The Dahlen Esker was deposited by a meltwater stream flowing in an ice-walled channel, or possibly through a tunnel in the ice, near the edge of the glacier. The stream flowed mainly southward, toward the margin of the glacier. The esker is about four miles long, 400 feet wide, and as high as 50 to 80 feet. In some places, native prairie covers the surface. The Dahlen Esker has been described in various geologic reports dating to the late 19th century, but the best description and discussion of the feature was provided by Jack Kume for the North Dakota Geological Survey (“The Dahlen Esker of Grand Forks and Walsh Counties, North Dakota,” Miscellaneous Series 32, 1966).
Other large eskers include ones near Benedict in northeastern McLean County; another about ten miles southwest of Carrington in Foster County; one immediately west of Hannaford in Griggs and Barnes counties; one near Dazey in Barnes and Stutsman counties; and an unusual one in Frankhauser Lake in northern Sheridan County. The Frankhauser esker is particularly interesting because it winds its way through a lake, which floods a depression that was formed by ice-thrusting. The esker formed during the ice-thrusting process.
Kames are similar in many ways to eskers. Like eskers, they consist largely of gravel and sand, but they are conical or irregularly shaped hills, rather than long ridges.
Water flowing on the surface of the glacier, or in esker valleys, plunged into holes in the ice, filling the holes with a mixture of materials. When the ice eventually melted, the water-deposited materials slumped down, resulting in mounds and conical hills. Kames occur in several places, mainly on the Glaciated Plains, usually in association with ground moraine, but they are sometimes found in areas of dead-ice moraine. A few examples include one in southwestern Richland County, one south of Lidgerwood, and one west of Cayuga in Sargent County. A prominent kame, visible from miles away, is located four miles south of State Highway 200 in eastern Foster County along the west side of the James River. About half of the 60-foot-high feature has been mined for sand and gravel.

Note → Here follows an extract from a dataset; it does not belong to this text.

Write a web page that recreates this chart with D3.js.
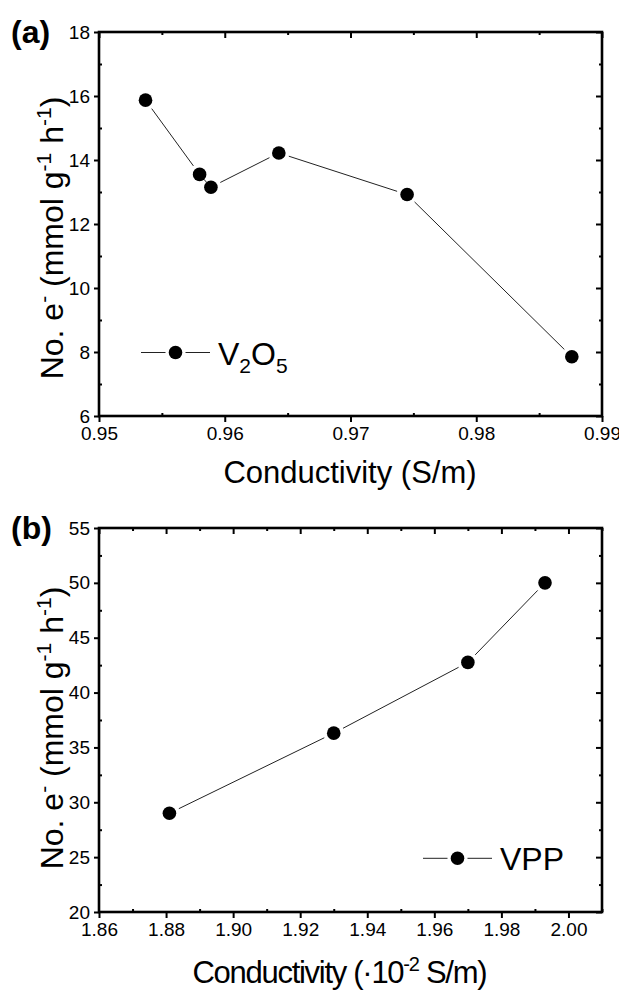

Most eskers and kames are composed of coarse, poorly sorted materials, a mixture of sedimentary textures ranging from silt and sand, up to large cobbles or boulders. As they were forming, flowing water deposited flat-lying beds of sand and gravel. Later though, when the ice-walls melted and the bedding collapsed, the bedding became contorted. While a stream was flowing in an ice-walled tunnel or valley, or water was flowing into a hole in the glacier (a “moulin”), cobbles and boulders fell from the melting ice into the water-lain deposits, into the stream or down the moulin. Some eskers have a nearly complete covering of boulders on their surfaces. Most kame or esker deposits contain so many cobbles they are not suitable for construction purposes. Some of them consist of materials suitable for rough fill work.